• Last week saw panicky trading that left stocks little changed from where they were.
  • The damage from the previous week has left investors with bargains a-plenty.
  • But will their Fear, Uncertainty and Doubt (FUD) over short-term trends stay their hand?
  • Will Fear, Uncertainty And Doubt Define The Markets This Morning

    Last week delivered a shocking amount of action to U.S. markets, but there was actually little actual movement. The Dow starts Monday up 1.1% from its level of a week ago, the S&P 500 is up .91%, and the NASDAQ is up 2.6%. The damage of the previous week, then, is half-way toward repair, with the market’s trough on Tuesday evening of 10% having turned into a two-week loss of roughly 5%.

    Oil Drives Stock Market Rebound

    Oil’s fall, and that of China’s stock market, led the way down, and oil has led the way back up, a two-day rally of 6.3% on West Texas Intermediate (WTI) crude, to $45.22, and a 5.3% rise in Brent North Sea oil to $50.50. This put the total gain for WTI oil at 11% on the week, 10% for Brent, but to get there, WTI had to bounce off a six-year low of $38.24.

    Leaks and sabotage in Nigeria got a lot of the blame for the run-up, but the announcement that oil field services giant Schlumberger (NYSE:SLB) will buy Cameron International (NYSE:CAM) , the oil pipe kings,  for $14.8 billion, including debt, a 37% premium on Cameron’s previous price, also gave hope that the worst of the global oil crash may be over.
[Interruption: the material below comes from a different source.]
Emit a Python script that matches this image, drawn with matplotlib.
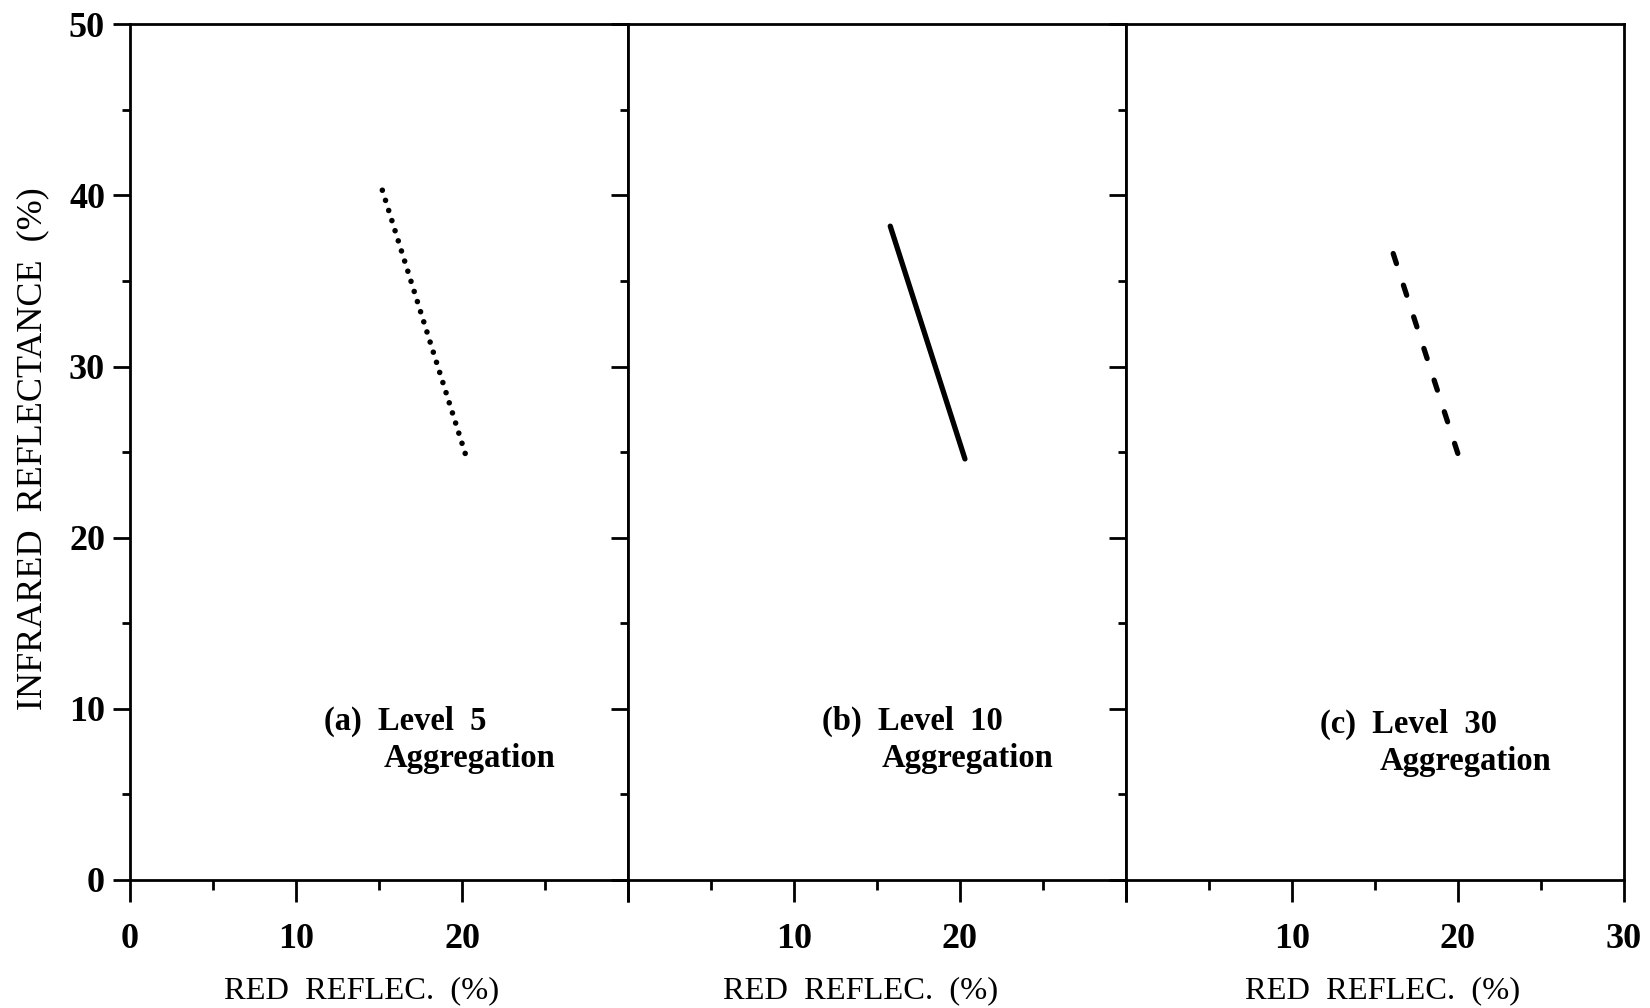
import matplotlib.pyplot as plt
from matplotlib.ticker import MultipleLocator, FixedLocator

plt.rcParams['font.family'] = ['Liberation Serif', 'DejaVu Serif']
plt.rcParams['font.weight'] = 'bold'

# data (red reflectance vs infrared reflectance, %)
red_a = [15.2, 20.2]
nir_a = [40.3, 24.9]
red_b = [15.8, 20.3]
nir_b = [38.2, 24.6]
red_c = [16.1, 20.0]
nir_c = [36.6, 24.9]

panel_labels = ["(a)  Level  5", "(b)  Level  10", "(c)  Level  30"]
label_y = [8.8, 8.8, 8.6]
xlabel_x = [0.464, 0.468, 0.515]
x_ticklabels = [["0", "10", "20", ""], ["", "10", "20", ""], ["", "10", "20", "30"]]
y_ticks = [0, 10, 20, 30, 40, 50]

fig = plt.figure(figsize=(16.5, 10.08), dpi=100)

left = 0.0788
width = 0.3018
bottom = 0.127
height = 0.849

axes = []
for i in range(3):
    ax = fig.add_axes([left + i * width, bottom, width, height])
    axes.append(ax)

# the three lines
axes[0].plot(red_a, nir_a, color='black', linewidth=4.0,
             linestyle=(0, (0.01, 1.9)), dash_capstyle='round')
axes[1].plot(red_b, nir_b, color='black', linewidth=3.8,
             solid_capstyle='round')
axes[2].plot(red_c, nir_c, color='black', linewidth=3.8,
             linestyle=(0, (2.0, 4.3)), dash_capstyle='round')

for i, ax in enumerate(axes):
    ax.set_xlim(0, 30)
    ax.set_ylim(0, 50)
    for s in ax.spines.values():
        s.set_linewidth(2.0)

    # x ticks
    ax.xaxis.set_major_locator(FixedLocator([0, 10, 20, 30]))
    ax.xaxis.set_minor_locator(FixedLocator([5, 15, 25]))
    ax.set_xticklabels(x_ticklabels[i])
    ax.tick_params(axis='x', which='major', direction='out', length=16, width=2.0,
                   labelsize=26, pad=15)
    ax.tick_params(axis='x', which='minor', direction='out', length=7, width=2.0)

    # y ticks
    ax.set_yticks(y_ticks)
    ax.yaxis.set_minor_locator(MultipleLocator(5))
    ax.tick_params(axis='y', which='major', direction='out', length=12, width=2.0,
                   labelsize=26, pad=6)
    ax.tick_params(axis='y', which='minor', direction='out', length=6, width=2.0)
    if i > 0:
        ax.tick_params(axis='y', labelleft=False)

    ax.text(xlabel_x[i], -0.129, "RED  REFLEC.  (%)", fontsize=23.4, fontweight='normal',
            ha='center', va='center', transform=ax.transAxes)

    # panel caption
    ax.text(11.7, label_y[i], panel_labels[i], fontsize=23.5, ha='left', va='baseline')
    ax.text(15.3, label_y[i] - 2.2, "Aggregation", fontsize=23.5, ha='left', va='baseline')

fig.text(33 / 1650, 1 - 449 / 1008, "INFRARED  REFLECTANCE  (%)", fontsize=26,
         fontweight='normal', rotation=90, ha='center', va='center')

fig.savefig("out.png", dpi=100)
    Despite this, there remains a lot of uncertainty about China, where most of the 5% gain last Friday came in the last half-hour of trading leading some analysts to predict that market still has another 15% to fall. U.S. traders may need an extra cognac to get to sleep Sunday.

    FUD (Fear, Uncertainty and Doubt) Produces Paralysis

    The FUD phrase dates from the 1980s, when Microsoft (NASDAQ:MSFT) used public relations to sew doubt among companies about switching to Apple (NASDAQ:AAPL) Macintosh computers while it readied what became Windows. Fear of loss, uncertainty about switching costs, and doubt about leaving the “mainstream” of computing caused paralysis among customers – enough so that when Microsoft finally had a windowing interface compatible with old MS-DOS data it took the market.